Having been a basketball player on several different levels over the years, I always had aspirations of one day becoming a college coach. So after taking my father's advice about getting involved in some way with AUP, I wrote a proposal to executive director Guy Benjamin to develop an NCAA Division I college basketball exhibition team under the organization's banner.
Upon review of my proposal, Guy explained to be that AUP didn't have a budget for basketball, and then stated that if you think you can pull it off, then let's go for it. After receiving his full support for the venture, I immediately sought cousel from AUP advisory board member Al Attles, an executive for the NBA Golden State Warriors on how to build a solid foundation for the team.
Al encouraged me to use the exhibition team as a way to reward the pool of players from around the Bay Area who had recently graduated, and those who were working to complete their degrees. I next contacted several college coaches to begin developing the schedule, and this began my experience learning about the business side of college sports when negotiating the game guarantee contracts with the respective athletic directors.
The inaugural season for the exhibition team kicked off in 1990 shortly after the start of the Gulf War in Iraq, thus starting the Northern California Goodwill Tour in protest of the war.
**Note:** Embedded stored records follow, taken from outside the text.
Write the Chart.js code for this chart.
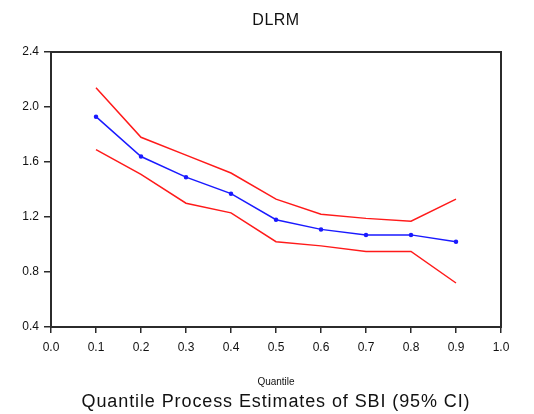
<!DOCTYPE html>
<html>
<head>
<meta charset="utf-8">
<script src="https://cdn.jsdelivr.net/npm/chart.js@4/dist/chart.umd.min.js"></script>
<style>
  html, body { margin: 0; padding: 0; background: #fff; }
  #wrap { width: 534px; height: 414px; }
</style>
</head>
<body>
<div id="wrap"><canvas id="c" width="534" height="414"></canvas></div>
<script>
// Quantile levels and the estimated SBI coefficient with its 95% band
const quantiles = [0.1, 0.2, 0.3, 0.4, 0.5, 0.6, 0.7, 0.8, 0.9];
const estimate  = [1.93, 1.64, 1.49, 1.37, 1.18, 1.11, 1.07, 1.07, 1.02];
const upperCI   = [2.14, 1.78, 1.65, 1.52, 1.33, 1.22, 1.19, 1.17, 1.33];
const lowerCI   = [1.69, 1.51, 1.30, 1.23, 1.02, 0.99, 0.95, 0.95, 0.72];
const xTicks = [0.0, 0.1, 0.2, 0.3, 0.4, 0.5, 0.6, 0.7, 0.8, 0.9, 1.0];
const yTicks = [0.4, 0.8, 1.2, 1.6, 2.0, 2.4];

const chartTitle = 'DLRM';
const xTitle = 'Quantile';
const caption = 'Quantile Process Estimates of SBI (95% CI)';

const FONT = '"Liberation Sans", Arial, sans-serif';

const toPoints = ys => quantiles.map((q, i) => ({ x: q, y: ys[i] }));

// Box around the plot plus the title and captions
const framePlugin = {
  id: 'frame',
  afterDraw(chart) {
    const { ctx, chartArea: a } = chart;
    ctx.save();
    ctx.strokeStyle = '#2b2b2b';
    ctx.lineWidth = 2;
    ctx.strokeRect(a.left, a.top, a.right - a.left, a.bottom - a.top);
    ctx.fillStyle = '#111';
    ctx.textAlign = 'center';
    ctx.textBaseline = 'middle';
    const cx = (a.left + a.right) / 2;
    ctx.letterSpacing = '0.5px';
    ctx.font = '16px ' + FONT;
    ctx.fillText(chartTitle, cx, 21);
    ctx.letterSpacing = '0px';
    ctx.font = '10px ' + FONT;
    ctx.fillText(xTitle, cx, 382);
    ctx.letterSpacing = '0.9px';
    ctx.font = '18px ' + FONT;
    ctx.fillText(caption, cx, 402);
    ctx.restore();
  }
};

new Chart(document.getElementById('c'), {
  type: 'line',
  data: {
    datasets: [
      { label: 'Upper', data: toPoints(upperCI), borderColor: '#ff1a1a', borderWidth: 1.5, pointRadius: 0, tension: 0 },
      { label: 'Estimate', data: toPoints(estimate), borderColor: '#1a1aff', borderWidth: 1.5, pointRadius: 1.5, pointBackgroundColor: '#1a1aff', pointBorderColor: '#1a1aff', tension: 0 },
      { label: 'Lower', data: toPoints(lowerCI), borderColor: '#ff1a1a', borderWidth: 1.5, pointRadius: 0, tension: 0 }
    ]
  },
  options: {
    responsive: false,
    animation: false,
    layout: { padding: { top: 52, right: 33, left: 0, bottom: 0 } },
    plugins: { legend: { display: false }, tooltip: { enabled: false } },
    scales: {
      x: {
        type: 'linear', min: 0, max: 1,
        afterBuildTicks(s) { s.ticks = xTicks.map(v => ({ value: v })); },
        afterFit(s) { s.height = 87; },
        grid: { drawOnChartArea: false, drawTicks: true, tickLength: 6, color: '#2b2b2b', lineWidth: 1.5 },
        border: { display: false },
        ticks: { color: '#111', padding: 7, maxRotation: 0, font: { family: FONT, size: 12 },
                 callback: v => Number(v).toFixed(1) }
      },
      y: {
        type: 'linear', min: 0.4, max: 2.4,
        afterBuildTicks(s) { s.ticks = yTicks.map(v => ({ value: v })); },
        afterFit(s) { s.width = 51; },
        grid: { drawOnChartArea: false, drawTicks: true, tickLength: 7, color: '#2b2b2b', lineWidth: 1.5 },
        border: { display: false },
        ticks: { color: '#111', padding: 5, font: { family: FONT, size: 12 },
                 callback: v => Number(v).toFixed(1) }
      }
    }
  },
  plugins: [framePlugin]
});
</script>
</body>
</html>
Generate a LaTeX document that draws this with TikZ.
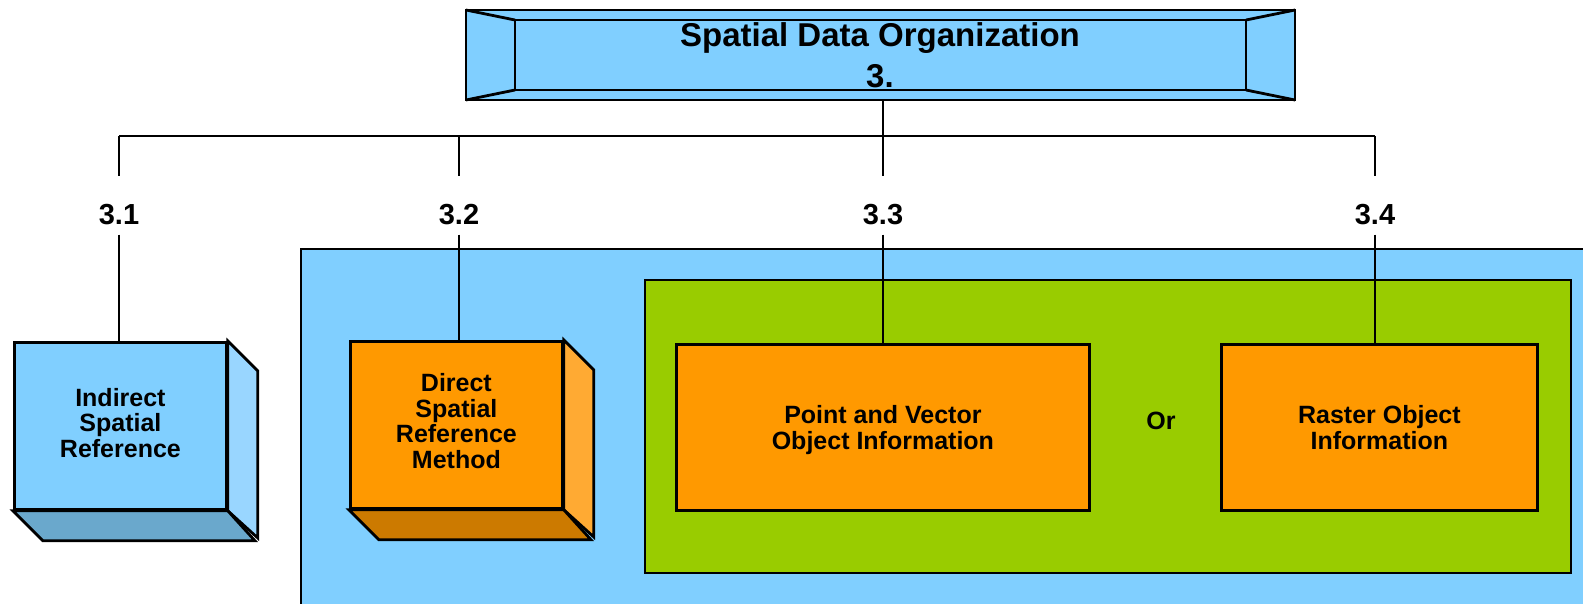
\documentclass[tikz,border=0pt]{standalone}
\usepackage{fontspec}
\setmainfont{Liberation Sans}
\definecolor{sky}{RGB}{128,207,255}
\definecolor{skyside}{RGB}{153,214,255}
\definecolor{skybottom}{RGB}{106,168,204}
\definecolor{amber}{RGB}{255,153,0}
\definecolor{amberside}{RGB}{255,170,51}
\definecolor{amberbottom}{RGB}{204,122,0}
\definecolor{lime}{RGB}{153,204,0}
\tikzset{
  edge/.style={line width=2.2pt, black},
  frame/.style={draw=black, line width=2.8pt, line join=miter},
  lbl/.style={font=\fontsize{29}{32}\selectfont\bfseries, inner sep=0pt},
  boxtxt/.style={font=\fontsize{25}{25.5}\selectfont\bfseries, align=center, text depth=0pt},
  front/.style={frame, anchor=north west, inner sep=0pt},
}
\begin{document}
\begin{tikzpicture}[x=1pt, y=-1pt]
  \useasboundingbox (0,0) rectangle (1583,603);
  \begin{scope}
  \clip (0,0) rectangle (1583,603);

  % outer grouping panels
  \draw[frame, fill=sky] (301,249) rectangle (1620,640);
  \draw[frame, fill=lime] (645,280) rectangle (1571,573);

  % bevelled title panel
  \draw[frame, fill=sky] (466,10) rectangle (1295,100);
  \draw[frame] (515,20) rectangle (1246,90);
  \draw[frame] (466,10) -- (515,20) (1295,10) -- (1246,20)
               (466,100) -- (515,90) (1295,100) -- (1246,90);
  \node[font=\fontsize{33}{41}\selectfont\bfseries, align=center, inner sep=0pt, anchor=base] (title) at (880,87)
    {Spatial Data Organization\\3.};
  \coordinate (top) at (883,100);

  % 3.1 : box with depth
  \node[front, fill=sky, minimum width=212, minimum height=167] (b31) at (13,341) {};
  \filldraw[frame, fill=skyside] (b31.north east) -- ++(30,30) -- ++(0,167) -- (b31.south east) -- cycle;
  \filldraw[frame, fill=skybottom] (b31.south west) -- ++(30,30) -- ++(212,0) -- (b31.south east) -- cycle;
  \node[boxtxt] at ([yshift=3]b31.center) {Indirect\\Spatial\\Reference};

  % 3.2 : box with depth
  \node[front, fill=amber, minimum width=212, minimum height=167] (b32) at (349,340) {};
  \filldraw[frame, fill=amberside] (b32.north east) -- ++(30,30) -- ++(0,167) -- (b32.south east) -- cycle;
  \filldraw[frame, fill=amberbottom] (b32.south west) -- ++(30,30) -- ++(212,0) -- (b32.south east) -- cycle;
  \node[boxtxt] at ([yshift=4]b32.center) {Direct\\Spatial\\Reference\\Method};

  % 3.3 and 3.4
  \node[front, fill=amber, minimum width=413, minimum height=166] (b33) at (675,343) {};
  \node[boxtxt] at (b33.center) {Point and Vector\\Object Information};
  \node[front, fill=amber, minimum width=316, minimum height=166] (b34) at (1220,343) {};
  \node[boxtxt] at (b34.center) {Raster Object\\Information};
  \node[boxtxt] (or) at (1161,421) {Or};

  % section numbers
  \node[lbl, anchor=base] (l31) at (119,224) {3.1};
  \node[lbl, anchor=base] (l32) at (459,224) {3.2};
  \node[lbl, anchor=base] (l33) at (883,224) {3.3};
  \node[lbl, anchor=base] (l34) at (1375,224) {3.4};

  % tree connectors
  \coordinate (bus) at (883,136);
  \draw[edge] (top) -- (bus);
  \draw[edge] (l31.north |- bus) -- (l34.north |- bus);
  \foreach \n in {l31,l32,l33,l34} {
    \draw[edge] (\n.north |- bus) -- ([yshift=-176]\n.north |- 0,0);
  }
  \draw[edge] ([yshift=-10]l31.south) -- (l31.south |- b31.north);
  \draw[edge] ([yshift=-10]l32.south) -- (l32.south |- b32.north);
  \draw[edge] ([yshift=-10]l33.south) -- (l33.south |- b33.north);
  \draw[edge] ([yshift=-10]l34.south) -- (l34.south |- b34.north);
  \end{scope}
\end{tikzpicture}
\end{document}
The team competed for four seasons, and included preseason games against the University of San Francisco, Santa Clara University, University of Nevada Reno, Univerity of Pacific, and Sacramento State University.
Academics & Sports Mentorship
Growing up as part of Berkeley High School's basketball tradition, I was able to work out an agreement to use the school's gym as our exhibition team's practice facility. In exchange, our players served as mentors for the school's players (freshman, JV, and varsity).
After the first two seasons, our AUP volunteer staff saw a need to work with groups of younger participants to get an early start at teaching them the importance of maintaining a proper balance between their academics and sports activities in preparation for participation in high school sports.
What we found was that too many youths in Berkeley were not focusing enough attention on their academic studies, and had no knowledge about the requirements for participating in interscholastic high school sports. Therefore, a great deal of teens were unable to particpate in sports activities because of they lacked the grades.
The combination of weekly educational workshops and basketball fundamentals instruction, proved that a positive connection could be made with young people through mentorship and sports. . Over the six-year duration, the program was conducted in partnership with the Berkeley Parks & Recreation Dept, Berkeley YMCA, and Eastshore Community Center.
Berkeley Latenight Basketball
In 1993, after Guy Benjamin returned to coach college football on Bill Walsh's staff at Stanford, I was appointed AUP's new executive director and moved the organization's operations to Berkeley.
A short time later that year, I was asked by members of the Berkeley City Council to help develop a program that would address the myriad of problems they faced with drug abuse, crime and anti-social behavior amongst the city's youth and young adult population. So we teamed up to form Berkeley Latenight and Twilite Basketball as a socio-recreational program to provide the community with a positive alternative.
Modeled after the Midnight Basketball Program, Berkeley Latenight Basketball offered participants and members of the community with a year-round program on Friday evenings and Saturday afternoons consisting of a series of educational workshops for substance abuse, health & wellness, conflict resolution, continued education, and employment training & job placement. After the weekly workshop sessions, participants engaged in the program's competitive basketball league.
Throughout the duration (1993-2009), the program used basketball to help steer hundreds and hundreds of young people throughout the East Bay in a more positive direction. Berkeley Latenight Basketball was conducted weekly at Berkeley High School, West Campus, Martin Luther King Jr. Recreation Center, and on Saturdays afternoons at the University of California's People's Park.
During the first year of Berkeley Latenight Basketball, our AUP program staff documented the workshops and league games with a small Sony Hi8 camcorder as a way to better review and evaluate the program. Then later, AUP's Steve Jefferson one day approached me about signing our group up for video production training at Berkeley Community Media (BCM).
Four members of our staff and five participants completed the training, which allowed us to begin airing AUP's weekly program activities on Berkeley's new public access television station. Looking back on this experience, it actually became the start of my long career in media. Through our close association with BCM, AUP eventually branched out by producing the Hi8 Reel Show comprised of weekly half-hour community interest stories throughout the East Bay community.
As the digital age began replacing analog video in the mid 1990's, I had the opportunity to fully learn the new technology while in graduate school completing my master's degree at California State University Monterey Bay. And through the help of AUP's Jacques Bronson, we teamed together to form AUP Media, the nonprofit organization's in-house media division.
This new venture positioned AUP to become more financially self sustaining through video production and media training contract services with state and local government agencies, school districts and educational institutions, faith-based groups, and other Bay Area nonprofit organizations. The countless hours of work and enormous collection of media served as the basis for this online archive.